In this sense, you could compute something like a mean to expected shortfall ratio (assuming you have to pay to play the game) or some utility function like mean-lambda*expected shortfall and I think this would readily explain the way most people behave in these games. They don't like the uncertainty with gambles B and C.

Eric Falkenstein said...

They key is that if you do this 1MM times, they are identical:(same probability of winning in both gambles-1/3 in the first, 2/3 in the second), which is why the preference towards A and D is paradoxical. You don't need to sample to assess the true ex ante probabilities, because the are presented without ambiguity.

John Hall said...

In one sense, what I am doing is assuming that the ambiguity can be converted into a probability distribution that approximates the ambiguity.

Some more points:

1) I'm not disputing that if you only have preferences over expected values than the preference for A and D would be paradoxical.

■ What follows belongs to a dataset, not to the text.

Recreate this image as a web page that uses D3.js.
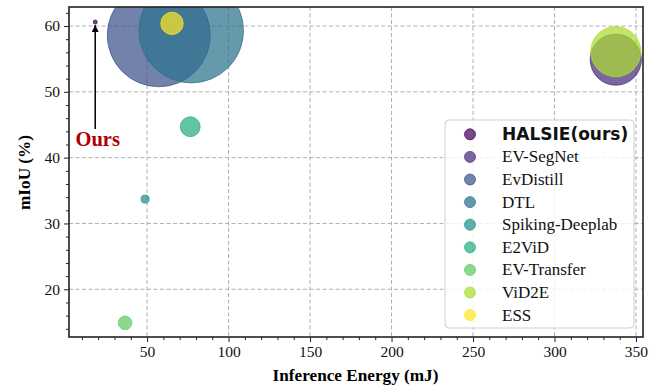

2) I don't know what you mean by 1MM times is different than 10,000 times. I don't think 1MM is any different than 10,000. I can go and check it, but I doubt I would have any different results. Again, happy to send over some Matlab code to show what I mean.

3) Here's what I don't think I'm explaining well enough. I think we're talking about different things.
You seem to be focusing on the fact that if I think there is some x% probability of a black ball, then I will switch. Indeed, that is what most focus on. I think x is a random variable. For each x, I can compute the expected profit, exactly. No dispute there. However, I need to sample many x's in order to get the actual distribution of profits. This seems to be where I'm not explaining things well enough. I'm implicitly assuming that people make some assumption about how x is chosen. I think in practice that is reasonable. If they think, well the allocation between yellow and black could be anything (and I assume that means they assume it is a uniform random varible), then the black gamble and the red and yellow gambles need to be sampled from to actually get the distribution of profits. The red gamble and the not red gamble are known in advance.

Again, if people only care about expected values, then it doesn't change anything. However, most people care about the possible downside. Hence, most people switch.